Although the Irish economy is not as heavily regulated as continental economies, this new phase of market liberalisation will still constitute a major challenge. It is expected to raise the level of tension among the social partners, threatening the future of the national agreements. With respect to the future evolution of macroeconomic policies, we might expect to see a more active deployment of monetary policy by the new ECB, without compromising the long-term goal of price stability. Monetary policy is an ineffective tool for small economies, such as the individual European countries, since local demand conditions are relatively unimportant (compared to external factors) for countries that are heavily reliant on international trade. In contrast, the euro area will rival the United States in terms of its economic size and will be sufficiently large that ECB monetary policy can have a real impact in stabilising the economies of the euro area in the face of common macroeconomic disturbances.

In terms of fiscal policy, the Stability Pact provides welcome long-term discipline by raising the political costs of excessive budget deficits. But, in order to retain cyclical flexibility in the future, the government should be running substantial budget surpluses during the current boom to provide room for fiscal relaxation during the inevitable next downturn. The government should also press for the Stability Pact to be interpreted on the basis of current budget deficits, in order not to constrain the implementation of the public investment projects that are required to relieve the infrastructural congestion generated by Ireland's current high rate of economic growth.

Finally, turning to the question of the appropriate entry rate, the long-term prospect for Ireland is for trend real appreciation if we continue to grow more quickly than the rest of the prospective euro area, since economic expansion places upward pressure on prices in the non-traded sector.

In the absence of nominal exchange rate appreciation, which would generate an offsetting decline in import prices, an rising price level for non-traded goods translates into an increase in the aggregate inflation rate.
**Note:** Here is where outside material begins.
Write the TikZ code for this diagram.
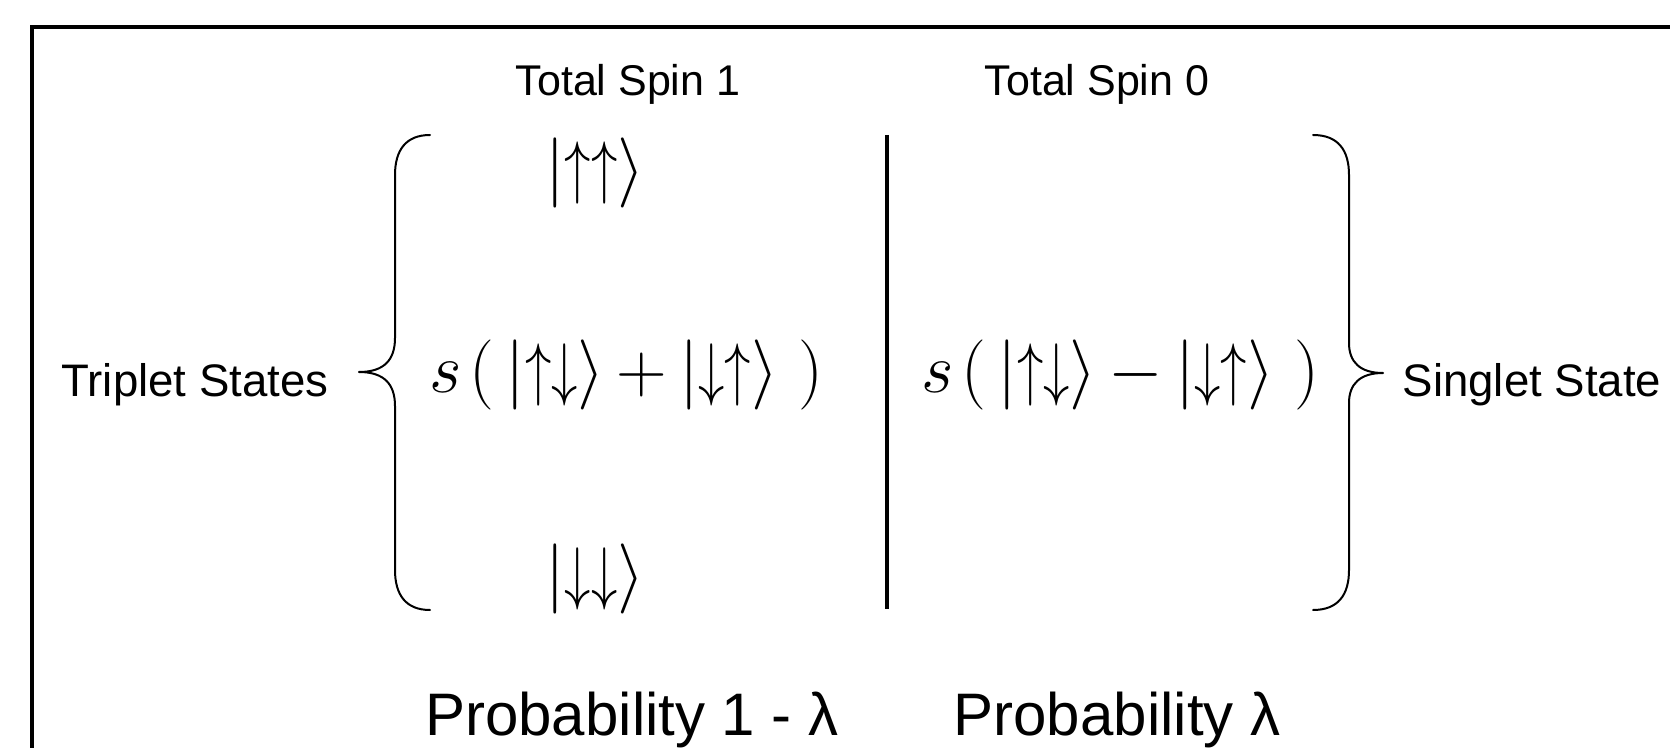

The European Commission has recently estimated that this could lead to an inflation rate in Ireland inside EMU that is one percentage point higher than the euro-area average.

For instance, if the ECB delivers an average two percent inflation rate and a six percent nominal interest rate, the euro-area average real (inflation-adjusted) interest rate will be four percent but the Irish inflation rate will be three percent (i.e. 1.5 times the EMU average) and the Irish real interest rate will also be just three percent, hurting savers and contributing to yet further upward pressure on housing prices. Revaluation now can help to mitigate these future adverse effects of real appreciation inside EMU.